As head of New York City's housing agency, Donovan, who is trained as an architect, helps lead what has been called the nation's largest affordable-housing plan, which aims to build or preserve 165,000 units of affordable housing by 2013. The effort recently reached its halfway point on time, with financing for more than 82,500 units in place.
He also has led efforts to provide legal and credit assistance and financial education to home buyers seen as being most prone to predatory lending. Most recently, he has worked as an Obama campaign adviser, after taking a leave of absence from his job in the administration of Mayor Michael R. Bloomberg (I).
Bloomberg hailed the choice, saying that Obama "made the best choice he possibly could for HUD and for the country." He added that Donovan "has left an imprint on our city that will last and that many others will be able to continue to build on."
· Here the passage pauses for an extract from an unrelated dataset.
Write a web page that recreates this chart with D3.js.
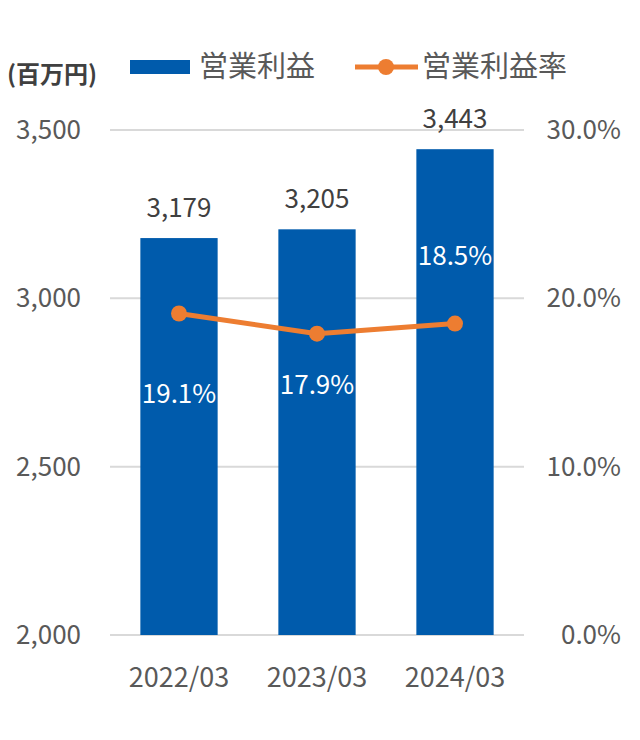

Donovan's colleagues and mentors consider the New York native an expert in complex financing deals to create affordable housing -- a critical skill after the federal government began retreating from the business of building low-income housing in the 1980s.
"Shaun Donovan is a brilliant choice for HUD. He is an expert on the full range of housing issues and has a proven track record of getting things done," said Sheila Crowley, president of the National Low Income Housing Coalition. "And he enjoys high regard across the spectrum of housing interests, from low-income housing and homeless advocates, public officials, developers and financiers alike."
Sen. Patty Murray (D-Wash.), chairman of the subcommittee that controls HUD appropriations, applauded Donovan's selection. "With foreclosures skyrocketing, affordable housing options increasingly scarce and the dream of homeownership at risk for working families, we need real leadership at our nation's housing agency," she said. "Thankfully, President-elect Obama has chosen a HUD secretary that is uniquely qualified to take on this task."
In a 2006 interview about his creation of a novel $200 million housing production fund with private financial institutions, Donovan said he wanted to harness the power of the private sector when he could for deals that helped protect affordable housing.
"I would never believe that the private sector, left to its own devices, is the best possible solution," Donovan said then. "I'm in government because of the role of government in setting rules and working in partnership with the private sector. On the other hand, there's no way you could ever get to a scale that can really affect the housing problems in this country without working with the market."
Critics of Donovan's tenure said the Bloomberg housing policies were often focused on sophisticated private financing to build low-cost units but did not aggressively work to slow the cumulative loss of older affordable properties in the city or to strengthen rent control and other regulations to protect tenants.
Another contender for the HUD post, Bronx Borough President Adolfo Carrión Jr., is slated to lead the new White House Office of Urban Policy, sources familiar with the appointment said last night. Senior Obama adviser Valerie Jarrett told black columnists last month that the office would better coordinate federal efforts to help America's cities, and she called the head of the office "really a critical position."
Carrión made headlines last week for reportedly telling two groups in New Haven, Conn., that he was in line to head a Cabinet department.
Staff writer Chris Cillizza contributed to this report.